In being more authentic, I want to be more open with readers. This story is something I’ve been working on – off and on – for years.
At first, the event was difficult to write about. It’s easier now. After all these years. Sometimes you need years to find the balance between tone, authenticity, and creativity. When you’re under pressure and in a bad situation, a lot of things happen in your mind and your body.
Here’s an excerpt:
In the bathroom mirror, my eyes are raccooned; make-up smeared from tears. My once pretty pink slip dress is wrinkled and smudged.
This doesn’t happen to girls like me. I did everything right. I was careful. Just hours ago I was out with friends; how many hours ago? It’s easy to lose track of time in Vegas. It’s built into the plan. Into his plan.
“Don’t try nothing’.” His voice is on the other side of the door; his thick hand, I sense, on the door knob. The house is empty except for us. I don’t know where everyone else went. But, suddenly, we were alone and his long hair hung in my face as he leaned in and whispered, “lots of people pay lots of money for young girls like you in Vegas.”
Reason and tears are wasted on psychopaths. There’s he and I, and only a hollow door between us.
“Ju…” The word sticks in a sob deep in my throat. I move closer to the door and put my fingers on the lock, turn it as I try again, “just washing my face.” I step back and flip the lever; the water rushes into the shell shaped porcelain filling the silence. I take the dampened towel and rub it around my eyes, lose some of the dark circles as I glance around.

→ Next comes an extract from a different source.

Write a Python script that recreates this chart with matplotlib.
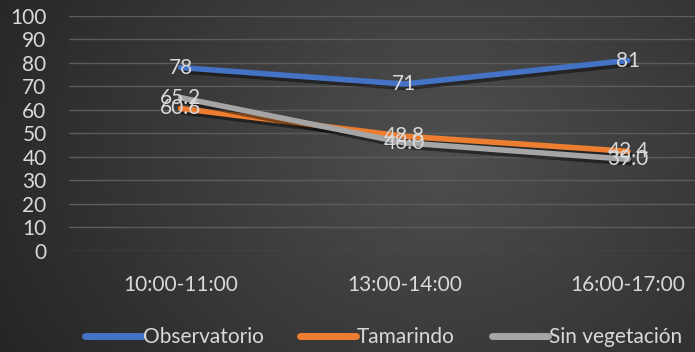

Light pushes through the shower door and I slide it open slowly, quietly. There’s a small square window higher up, but I can reach if I stand on the edge of the tub. I don’t pause to remind myself I’m on the second floor of a two story house; all I can think is escape. My throat tightens, breath narrows.
“You’re stalling,” he growls.
My tears have dried, my adrenaline is pumping, and I can hear my heartbeat bounce off the porcelain. “I have to use the bathroom.” I toss the towel next to the door, push the window open and pull myself up.
It’s a work in progress – still a draft.